We just made an improvement — the comparisons for the common cases are now done as soon as (foo x) is called, they’re not delayed to when the resulting function is used. Now go back to the way this is used in bar and make it call foo once for the given c:

#lang pl

(: foo : Number -> Number -> Number)
(define (foo x)
  (cond [(= x 0) (lambda (y) 0)]
        [(= x 1) (lambda (y) y)]
        [(= x 2) (lambda (y) (+ y y))]
        [else (lambda (y) (* x y))]))

(: bar : Number -> Number)
(define (bar c)
  (define foo-c (foo c))
  (: loop : Number Number -> Number)
  (define (loop n acc)
    (if (< 0 n)
        (loop (- n 1) (+ (foo-c n) acc))
        acc))
  (loop 40000000 0))

(time (bar 0))

Now foo-c is generated once, and if c happens to be one of the three common cases (as in the last expression), we can avoid doing any multiplication. (And if we hit the default case, then we’re doing the same thing we did before.)

[However, the result runs a little slower! The reason is that dealing with functions can have a higher cost when the compiler cannot “simplify closures away” — and this is what happens in the last version. The additional overhead is much higher than the multiplication we save (the Racket compiler inlines multiplications, so their cost is close to just executing a single machine-code instruction).]

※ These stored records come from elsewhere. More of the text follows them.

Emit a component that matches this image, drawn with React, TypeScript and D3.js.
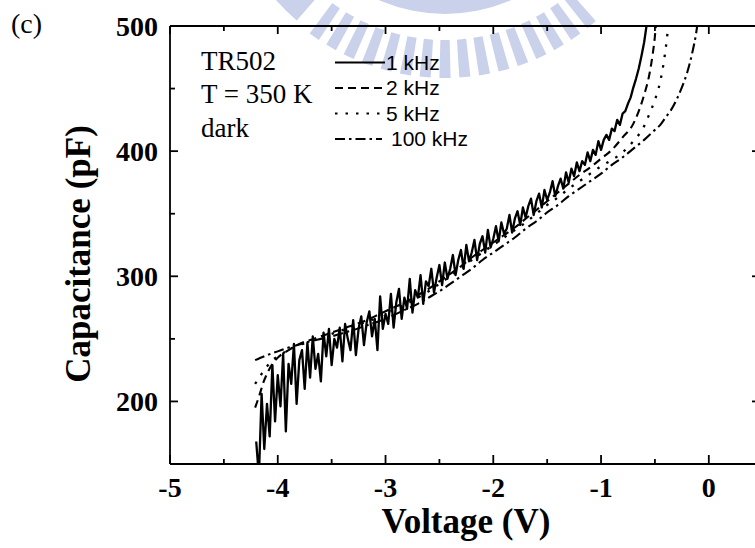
import React from 'react';
import * as d3 from 'd3';

// Axis ticks
const xTicks = [-5, -4, -3, -2, -1, 0];
const xMinorTicks = [-4.5, -3.5, -2.5, -1.5, -0.5];
const yTicks = [200, 300, 400, 500];
const yMinorTicks = [150, 250, 350, 450];

// 1 kHz: noisy sweep, uniform voltage step
const sweepStart = -4.2;
const sweepStep = 0.025;
const cap1kHz = [
  168, 140, 206, 162, 198, 172, 229, 184, 221, 196,
  238, 176, 230, 214, 246, 198, 233, 241, 210, 247,
  219, 252, 226, 238, 216, 255, 236, 258, 229, 250,
  243, 259, 232, 262, 250, 241, 265, 237, 258, 268,
  245, 263, 272, 252, 266, 241, 284, 258, 270, 262,
  286, 259, 279, 290, 266, 283, 274, 298, 271, 289,
  283, 301, 278, 296, 292, 306, 287, 299, 309, 293,
  311, 298, 306, 317, 301, 313, 321, 306, 325, 312,
  319, 329, 313, 326, 332, 319, 337, 323, 330, 340,
  328, 343, 334, 338, 349, 335, 346, 352, 341, 355,
  347, 356, 362, 349, 360, 366, 355, 369, 361, 367,
  376, 364, 372, 378, 370, 383, 375, 386, 380, 391,
  384, 392, 389, 399, 392, 401, 397, 408, 401, 409,
  413, 409, 418, 416, 425, 421, 430, 432, 438, 443,
  451, 458, 466, 476, 487, 502,
];

// 2 kHz
const v2kHz = [-4.21, -4.17, -4.13, -4.1, -4.05, -4.0, -3.9, -3.8, -3.7, -3.6, -3.5, -3.4, -3.3, -3.2, -3.1, -3.0,
  -2.9, -2.8, -2.7, -2.6, -2.5, -2.4, -2.3, -2.2, -2.1, -2.0, -1.9, -1.8, -1.7, -1.6, -1.5, -1.4, -1.3, -1.2, -1.1, -1.0,
  -0.9, -0.8, -0.7, -0.65, -0.6, -0.55, -0.52, -0.5, -0.49];
const cap2kHz = [195, 205, 216, 222, 230, 235, 241, 246, 249, 252, 255, 258, 261, 264, 268, 272,
  276, 280, 285, 290, 296, 302, 308, 315, 321, 327, 333, 339, 346, 353, 360, 367, 374, 381, 387, 394,
  401, 411, 422, 432, 445, 462, 478, 492, 502];

// 5 kHz
const v5kHz = [-4.21, -4.15, -4.1, -4.05, -4.0, -3.9, -3.8, -3.7, -3.6, -3.5, -3.4, -3.3, -3.2, -3.1, -3.0,
  -2.9, -2.8, -2.7, -2.6, -2.5, -2.4, -2.3, -2.2, -2.1, -2.0, -1.9, -1.8, -1.7, -1.6, -1.5, -1.4, -1.3, -1.2, -1.1, -1.0,
  -0.9, -0.8, -0.7, -0.6, -0.55, -0.5, -0.45, -0.42, -0.4, -0.38, -0.37];
const cap5kHz = [214, 222, 228, 233, 236, 241, 245, 248, 251, 254, 257, 260, 263, 266, 270,
  274, 278, 283, 288, 294, 300, 306, 313, 319, 325, 331, 337, 343, 350, 357, 363, 370, 376, 382, 388,
  393, 399, 408, 420, 430, 441, 456, 470, 482, 497, 505];

// 100 kHz
const v100kHz = [-4.21, -4.1, -4.0, -3.9, -3.8, -3.7, -3.6, -3.5, -3.4, -3.3, -3.2, -3.1, -3.0,
  -2.9, -2.8, -2.7, -2.6, -2.5, -2.4, -2.3, -2.2, -2.1, -2.0, -1.9, -1.8, -1.7, -1.6, -1.5, -1.4, -1.3, -1.2, -1.1, -1.0,
  -0.9, -0.8, -0.7, -0.6, -0.5, -0.45, -0.4, -0.35, -0.3, -0.25, -0.2, -0.15, -0.12, -0.1];
const cap100kHz = [233, 237, 240, 243, 245.5, 248, 250, 252, 254.5, 257, 260, 263, 266,
  270, 274, 278, 283, 288, 294, 300, 306, 313, 319, 325, 331, 338, 344, 351, 357, 364, 370, 376, 382,
  389, 395, 402, 409, 417, 421, 427, 433, 441, 451, 463, 480, 493, 505];

const legendLabels = ['1 kHz', '2 kHz', '5 kHz', '100 kHz'];
const infoLines = ['TR502', 'T = 350 K', 'dark'];

const SERIF = "'Liberation Serif', 'Times New Roman', Times, serif";
const SANS = "'Liberation Sans', Arial, Helvetica, sans-serif";

export default function App() {
  const W = 755, H = 548;
  const L = 170, R = 760, T = 26, B = 464;
  const x = d3.scaleLinear().domain([-5, 0.475]).range([L, R]);
  const y = d3.scaleLinear().domain([150, 500]).range([B, T]);

  const v1kHz = cap1kHz.map((_, i) => sweepStart + i * sweepStep);

  const styles = [
    { dash: undefined as string | undefined, curve: d3.curveLinear, width: 2.3 },
    { dash: '8,5', curve: d3.curveMonotoneX, width: 2.1 },
    { dash: '2.5,8', curve: d3.curveMonotoneX, width: 2.3 },
    { dash: '10,4,2.5,4', curve: d3.curveMonotoneX, width: 2.1 },
  ];
  const data: [number, number][][] = [
    v1kHz.map((v, i) => [v, cap1kHz[i]]),
    v2kHz.map((v, i) => [v, cap2kHz[i]]),
    v5kHz.map((v, i) => [v, cap5kHz[i]]),
    v100kHz.map((v, i) => [v, cap100kHz[i]]),
  ];
  const mkLine = (curve: any) =>
    d3.line<[number, number]>().x(d => x(d[0])).y(d => y(d[1])).curve(curve);

  // watermark (decorative, faint logo)
  const wmCx = 445, wmCy = -150;
  const deg = Math.PI / 180;
  const arc = d3.arc<any>();
  const barAngles = d3.range(50, 130, 5);

  const legendX0 = 335, legendX1 = 385;
  const legendY0 = 62.5, legendDY = 25.5;

  return (
    <svg width={W} height={H} style={{ position: 'absolute', left: 0, top: 0, background: '#fff' }}>
      <defs>
        <clipPath id="plotClip">
          <rect x={L} y={T} width={R - L} height={B - T} />
        </clipPath>
      </defs>
      <rect x={0} y={0} width={W} height={H} fill="#fff" />
      {/* watermark */}
      <g transform={`translate(${wmCx},${wmCy})`} fill="#cad1eb">
        {barAngles.map(a => (
          <path key={a} d={arc({ innerRadius: 190, outerRadius: 228, startAngle: (a + 90 - 1.4) * deg, endAngle: (a + 90 + 1.4) * deg }) || ''} />
        ))}
        <path d={arc({ innerRadius: 188, outerRadius: 226, startAngle: (131 + 90) * deg, endAngle: (150 + 90) * deg }) || ''} />
        <path d={arc({ innerRadius: 145, outerRadius: 164, startAngle: (45 + 90) * deg, endAngle: (135 + 90) * deg }) || ''} />
      </g>

      {/* series */}
      <g clipPath="url(#plotClip)" fill="none" stroke="#000" strokeLinejoin="round">
        {[3, 2, 1, 0].map(i => (
          <path key={i} d={mkLine(styles[i].curve)(data[i]) || ''} strokeWidth={styles[i].width}
            strokeDasharray={styles[i].dash} />
        ))}
      </g>

      {/* frame */}
      <g stroke="#000" strokeWidth={1.8} fill="none">
        <line x1={L} x2={R} y1={B} y2={B} />
        <line x1={L} x2={R} y1={T} y2={T} />
        <line x1={L} x2={L} y1={T} y2={B} />
        <line x1={R} x2={R} y1={T} y2={B} />
        {xTicks.map(t => (
          <g key={'xt' + t}>
            <line x1={x(t)} x2={x(t)} y1={B} y2={B - 9} />
            <line x1={x(t)} x2={x(t)} y1={T} y2={T + 8} />
          </g>
        ))}
        {xMinorTicks.map(t => (
          <g key={'xm' + t}>
            <line x1={x(t)} x2={x(t)} y1={B} y2={B - 5} />
            <line x1={x(t)} x2={x(t)} y1={T} y2={T + 5} />
          </g>
        ))}
        {yTicks.map(t => (
          <g key={'yt' + t}>
            <line x1={L} x2={L + 8} y1={y(t)} y2={y(t)} />
            <line x1={R} x2={R - 8} y1={y(t)} y2={y(t)} />
          </g>
        ))}
        {yMinorTicks.map(t => (
          <g key={'ym' + t}>
            <line x1={L} x2={L + 5} y1={y(t)} y2={y(t)} />
            <line x1={R} x2={R - 5} y1={y(t)} y2={y(t)} />
          </g>
        ))}
      </g>

      {/* tick labels */}
      <g fontFamily={SERIF} fontWeight="bold" fontSize={28} fill="#000">
        {xTicks.map(t => (
          <text key={'xl' + t} x={x(t)} y={497} textAnchor="middle">{t}</text>
        ))}
        {yTicks.map(t => (
          <text key={'yl' + t} x={158} y={y(t) + 9.5} textAnchor="end">{t}</text>
        ))}
      </g>

      {/* axis titles */}
      <text x={466} y={533} textAnchor="middle" fontFamily={SERIF} fontWeight="bold" fontSize={35}>Voltage (V)</text>
      <text transform={`translate(90,254) rotate(-90)`} textAnchor="middle" fontFamily={SERIF} fontWeight="bold" fontSize={35}>Capacitance (pF)</text>

      {/* panel label */}
      <text x={11} y={33} fontFamily={SERIF} fontSize={28}>(c)</text>

      {/* info */}
      <g fontFamily={SERIF} fontSize={27}>
        {infoLines.map((s, i) => (
          <text key={s} x={201} y={70 + i * 33.3}>{s}</text>
        ))}
      </g>

      {/* legend */}
      <g>
        {legendLabels.map((lab, i) => {
          const ly = legendY0 + i * legendDY;
          return (
            <g key={lab}>
              <line x1={legendX0} x2={i === 3 ? legendX1 - 3 : legendX1} y1={ly} y2={ly} stroke="#000"
                strokeWidth={2} strokeDasharray={styles[i].dash} />
              <text x={i === 3 ? 391 : 386} y={ly + 7} fontFamily={SANS} fontSize={21}>{lab}</text>
            </g>
          );
        })}
      </g>
    </svg>
  );
}
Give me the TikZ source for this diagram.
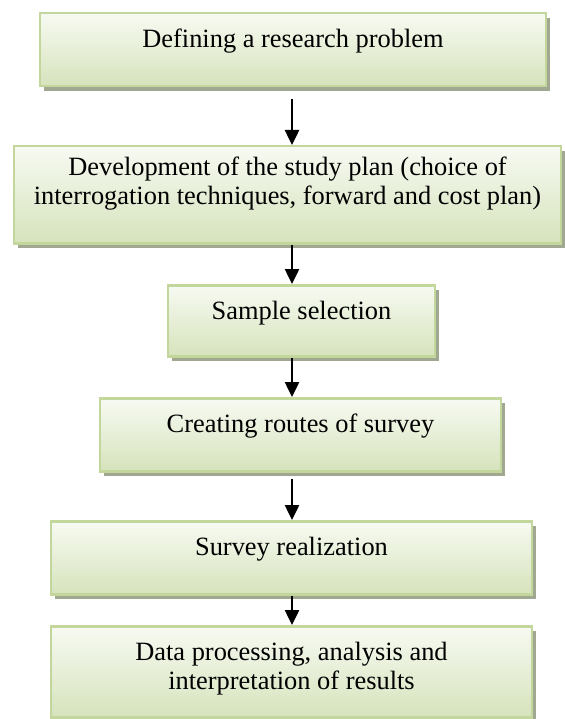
\documentclass[tikz,border=0pt]{standalone}
\usepackage{fontspec}
\setmainfont{Liberation Serif}
\usetikzlibrary{arrows.meta,shadows}

\definecolor{boxline}{RGB}{195,214,155}
\definecolor{boxtop}{RGB}{247,250,242}
\definecolor{boxbottom}{RGB}{214,227,188}
\definecolor{boxshadow}{RGB}{160,168,145}

\begin{document}
\begin{tikzpicture}[x=1pt, y=-1pt, line width=2.5pt,
	stage/.style={draw=boxline, top color=boxtop, bottom color=boxbottom, inner sep=0pt, anchor=north, align=center, font=\fontsize{26.4}{29.5}\selectfont, drop shadow={shadow xshift=3.5pt, shadow yshift=-4.5pt, fill=boxshadow, opacity=1}},
	flow/.style={-{Triangle[length=15pt, width=14pt]}, line width=2.5pt, black}]
\useasboundingbox (0,0) rectangle (564,719);
\coordinate (axis) at (292,0);

\node[stage, minimum width=506pt, text height=34pt, text depth=39pt] (define) at (293,12) {Defining a research problem};
\node[stage, minimum width=547pt, text height=58.5pt, text depth=38.5pt] (plan) at (287.5,145) {Development of the study plan (choice of\\interrogation techniques, forward and cost plan)};
\node[stage, minimum width=267pt, text height=34pt, text depth=37pt] (sample) at (301.5,284) {Sample selection};
\node[stage, minimum width=401pt, text height=34pt, text depth=39pt] (routes) at (300.5,397) {Creating routes of survey};
\node[stage, minimum width=481pt, text height=34pt, text depth=39pt] (survey) at (291.5,520) {Survey realization};
\node[stage, minimum width=481pt, text height=63.5pt, text depth=27.5pt] (results) at (291.5,625) {Data processing, analysis and\\interpretation of results};

\draw[flow, shorten <=12pt] (define.south -| axis) -- (plan.north -| axis);
\draw[flow] (plan.south -| axis) -- (sample.north -| axis);
\draw[flow] (sample.south -| axis) -- (routes.north -| axis);
\draw[flow, shorten <=6pt] (routes.south -| axis) -- (survey.north -| axis);
\draw[flow] (survey.south -| axis) -- (results.north -| axis);

\end{tikzpicture}
\end{document}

Here is another useful example that demonstrates this:

(define (foo list)
  (map (lambda (n) (if ...something... E1 E2))
      list))

-->

(define (foo list)
  (map (if ...something...
        (lambda (n) E1)
        (lambda (n) E2))
      list))

(Question: when can you do that?)

This is not unique to Racket, it can happen in any language. Racket (or any language with first class function values) only makes it easy to create a local function that is specialized for the flag.